[WORK TO COMPLETE]:
Transcribe the data in full and exactly, omitting any pictures.
"""
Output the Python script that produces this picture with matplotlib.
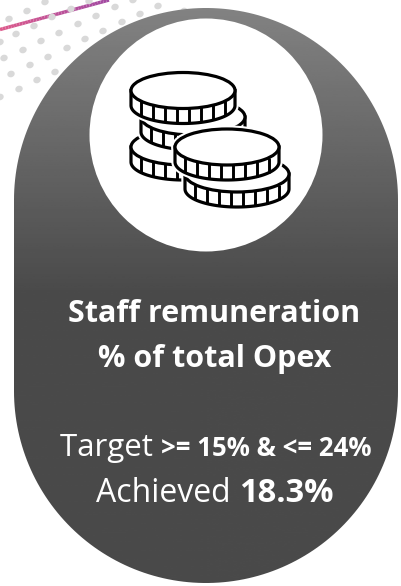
import matplotlib
matplotlib.use("Agg")
import matplotlib.pyplot as plt
import numpy as np
from matplotlib.patches import Circle, Ellipse, Polygon

plt.rcParams['font.family'] = ['Open Sans', 'DejaVu Sans']

# text of the card
title_lines = ["Staff remuneration", "% of total Opex"]
target_runs = [("Target ", "normal", 22.5), (">= 15% & <= 24%", "bold", 18.5)]
achieved_runs = [("Achieved ", "normal", 23), ("18.3%", "bold", 23.5)]

# background dots, pixels
dots_x = [45, 89, 27, 71, 115, 158, 133, 9, 52, 96, 140, 184, 34, 78, 122,
          16, 59, 103, 41, 85, 23, 67, 4, 48, 30, 11, 55, 37, 19, 0, 0]
dots_y = [2, 1, 11, 9, 7, 6, 0, 19, 17, 16, 14, 11, 26, 24, 22,
          34, 33, 31, 41, 39, 50, 48, 58, 57, 65, 74, 72, 80, 89, 97, 42]

# coins back to front: centre x, centre y
coins_x = [183, 193, 183, 237, 227]
coins_y = [147, 117, 90.5, 174, 147]


def draw_coin(ax, cx, cy, rx=52, ry=18, h=15, lw=2.3):
    # white halo so the front coins cut the ones behind
    ts = np.linspace(np.pi, 0, 60)
    body = np.column_stack([cx + rx * np.cos(ts), cy + ry * np.sin(ts) + h])
    outline = np.vstack([[cx - rx, cy], body, [cx + rx, cy]])
    ax.add_patch(Polygon(outline, closed=True, fc='white', ec='white', lw=lw + 3, zorder=3))
    ax.add_patch(Ellipse((cx, cy), 2 * rx, 2 * ry, fc='white', ec='white', lw=lw + 3, zorder=3))
    ax.add_patch(Polygon(outline, closed=True, fc='white', ec='black', lw=lw, zorder=3))
    for x in cx + np.arange(-42, 48, 12):
        y = cy + ry * np.sqrt(1 - ((x - cx) / rx) ** 2)
        ax.plot([x, x], [y, y + h], color='black', lw=lw - 0.2, zorder=3, solid_capstyle='butt')
    ax.add_patch(Ellipse((cx, cy), 2 * rx, 2 * ry, fc='white', ec='black', lw=lw, zorder=3))


# centre a line made of several text runs on cx
def draw_runs(ax, fig, runs, cx, y):
    rend = fig.canvas.get_renderer()
    parts = []
    for s, weight, size in runs:
        t = ax.text(0, y, s, color='white', fontweight=weight, fontsize=size,
                    ha='left', va='baseline', zorder=5)
        parts.append(t)
    widths = [t.get_window_extent(rend).width for t in parts]
    x = cx - sum(widths) / 2
    for t, w in zip(parts, widths):
        t.set_x(x)
        x += w


def main():
    fig = plt.figure(figsize=(4.01, 5.86), dpi=100)
    ax = fig.add_axes([0, 0, 1, 1])

    # pink to purple stroke in the corner
    n = 40
    xs = np.linspace(0, 109, n)
    ys = np.linspace(29.5, 0, n)
    c0 = np.array(matplotlib.colors.to_rgb('#dc5a8c'))
    c1 = np.array(matplotlib.colors.to_rgb('#a24aa2'))
    for i in range(n - 1):
        f = i / (n - 2)
        ax.plot(xs[i:i + 2], ys[i:i + 2], color=c0 + (c1 - c0) * f, lw=2.5, zorder=1,
                solid_capstyle='butt')

    for x, y in zip(dots_x, dots_y):
        ax.add_patch(Ellipse((x, y), 7.5, 6.5, angle=-20, fc='#d9d9d9', ec='none', zorder=1.5))

    # pill with the vertical grey gradient
    r = 192
    left, right, top, bottom = 14, 398, 8, 583
    t_top = np.linspace(np.pi, 2 * np.pi, 120)
    t_bot = np.linspace(0, np.pi, 120)
    pill_xy = np.vstack([
        np.column_stack([left + r + r * np.cos(t_top), top + r + r * np.sin(t_top)]),
        np.column_stack([left + r + r * np.cos(t_bot), bottom - r + r * np.sin(t_bot)]),
    ])
    pill = Polygon(pill_xy, closed=True, fc='none', ec='none', zorder=2)
    ax.add_patch(pill)
    ramp = np.clip(np.linspace(0, 575, 256) / 285, 0, 1)
    grad = (0x82 + (0x4a - 0x82) * ramp).reshape(-1, 1) / 255
    im = ax.imshow(grad, extent=(left, right, bottom, top), cmap='gray', vmin=0, vmax=1,
                   aspect='auto', zorder=2)
    im.set_clip_path(pill)

    ax.set_xlim(0, 401)
    ax.set_ylim(586, 0)
    ax.axis('off')

    ax.add_patch(Circle((206, 135), 116.5, fc='white', ec='none', zorder=2.5))

    for cx, cy in zip(coins_x, coins_y):
        draw_coin(ax, cx, cy)

    fig.canvas.draw()
    ax.text(214.5, 322, title_lines[0], color='white', fontweight='bold', fontsize=22,
            ha='center', va='baseline', zorder=5)
    ax.text(214.5, 367, title_lines[1], color='white', fontweight='bold', fontsize=22,
            ha='center', va='baseline', zorder=5)
    draw_runs(ax, fig, target_runs, 215.5, 456)
    draw_runs(ax, fig, achieved_runs, 215, 502)

    fig.savefig("out.png", dpi=100)


if __name__ == '__main__':
    main()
"""
[RESULT]:
Output the Python script that produces this picture with matplotlib.
import matplotlib
matplotlib.use("Agg")
import matplotlib.pyplot as plt
import numpy as np
from matplotlib.patches import Circle, Ellipse, Polygon

plt.rcParams['font.family'] = ['Open Sans', 'DejaVu Sans']

# text of the card
title_lines = ["Staff remuneration", "% of total Opex"]
target_runs = [("Target ", "normal", 22.5), (">= 15% & <= 24%", "bold", 18.5)]
achieved_runs = [("Achieved ", "normal", 23), ("18.3%", "bold", 23.5)]

# background dots, pixels
dots_x = [45, 89, 27, 71, 115, 158, 133, 9, 52, 96, 140, 184, 34, 78, 122,
          16, 59, 103, 41, 85, 23, 67, 4, 48, 30, 11, 55, 37, 19, 0, 0]
dots_y = [2, 1, 11, 9, 7, 6, 0, 19, 17, 16, 14, 11, 26, 24, 22,
          34, 33, 31, 41, 39, 50, 48, 58, 57, 65, 74, 72, 80, 89, 97, 42]

# coins back to front: centre x, centre y
coins_x = [183, 193, 183, 237, 227]
coins_y = [147, 117, 90.5, 174, 147]


def draw_coin(ax, cx, cy, rx=52, ry=18, h=15, lw=2.3):
    # white halo so the front coins cut the ones behind
    ts = np.linspace(np.pi, 0, 60)
    body = np.column_stack([cx + rx * np.cos(ts), cy + ry * np.sin(ts) + h])
    outline = np.vstack([[cx - rx, cy], body, [cx + rx, cy]])
    ax.add_patch(Polygon(outline, closed=True, fc='white', ec='white', lw=lw + 3, zorder=3))
    ax.add_patch(Ellipse((cx, cy), 2 * rx, 2 * ry, fc='white', ec='white', lw=lw + 3, zorder=3))
    ax.add_patch(Polygon(outline, closed=True, fc='white', ec='black', lw=lw, zorder=3))
    for x in cx + np.arange(-42, 48, 12):
        y = cy + ry * np.sqrt(1 - ((x - cx) / rx) ** 2)
        ax.plot([x, x], [y, y + h], color='black', lw=lw - 0.2, zorder=3, solid_capstyle='butt')
    ax.add_patch(Ellipse((cx, cy), 2 * rx, 2 * ry, fc='white', ec='black', lw=lw, zorder=3))


# centre a line made of several text runs on cx
def draw_runs(ax, fig, runs, cx, y):
    rend = fig.canvas.get_renderer()
    parts = []
    for s, weight, size in runs:
        t = ax.text(0, y, s, color='white', fontweight=weight, fontsize=size,
                    ha='left', va='baseline', zorder=5)
        parts.append(t)
    widths = [t.get_window_extent(rend).width for t in parts]
    x = cx - sum(widths) / 2
    for t, w in zip(parts, widths):
        t.set_x(x)
        x += w


def main():
    fig = plt.figure(figsize=(4.01, 5.86), dpi=100)
    ax = fig.add_axes([0, 0, 1, 1])

    # pink to purple stroke in the corner
    n = 40
    xs = np.linspace(0, 109, n)
    ys = np.linspace(29.5, 0, n)
    c0 = np.array(matplotlib.colors.to_rgb('#dc5a8c'))
    c1 = np.array(matplotlib.colors.to_rgb('#a24aa2'))
    for i in range(n - 1):
        f = i / (n - 2)
        ax.plot(xs[i:i + 2], ys[i:i + 2], color=c0 + (c1 - c0) * f, lw=2.5, zorder=1,
                solid_capstyle='butt')

    for x, y in zip(dots_x, dots_y):
        ax.add_patch(Ellipse((x, y), 7.5, 6.5, angle=-20, fc='#d9d9d9', ec='none', zorder=1.5))

    # pill with the vertical grey gradient
    r = 192
    left, right, top, bottom = 14, 398, 8, 583
    t_top = np.linspace(np.pi, 2 * np.pi, 120)
    t_bot = np.linspace(0, np.pi, 120)
    pill_xy = np.vstack([
        np.column_stack([left + r + r * np.cos(t_top), top + r + r * np.sin(t_top)]),
        np.column_stack([left + r + r * np.cos(t_bot), bottom - r + r * np.sin(t_bot)]),
    ])
    pill = Polygon(pill_xy, closed=True, fc='none', ec='none', zorder=2)
    ax.add_patch(pill)
    ramp = np.clip(np.linspace(0, 575, 256) / 285, 0, 1)
    grad = (0x82 + (0x4a - 0x82) * ramp).reshape(-1, 1) / 255
    im = ax.imshow(grad, extent=(left, right, bottom, top), cmap='gray', vmin=0, vmax=1,
                   aspect='auto', zorder=2)
    im.set_clip_path(pill)

    ax.set_xlim(0, 401)
    ax.set_ylim(586, 0)
    ax.axis('off')

    ax.add_patch(Circle((206, 135), 116.5, fc='white', ec='none', zorder=2.5))

    for cx, cy in zip(coins_x, coins_y):
        draw_coin(ax, cx, cy)

    fig.canvas.draw()
    ax.text(214.5, 322, title_lines[0], color='white', fontweight='bold', fontsize=22,
            ha='center', va='baseline', zorder=5)
    ax.text(214.5, 367, title_lines[1], color='white', fontweight='bold', fontsize=22,
            ha='center', va='baseline', zorder=5)
    draw_runs(ax, fig, target_runs, 215.5, 456)
    draw_runs(ax, fig, achieved_runs, 215, 502)

    fig.savefig("out.png", dpi=100)


if __name__ == '__main__':
    main()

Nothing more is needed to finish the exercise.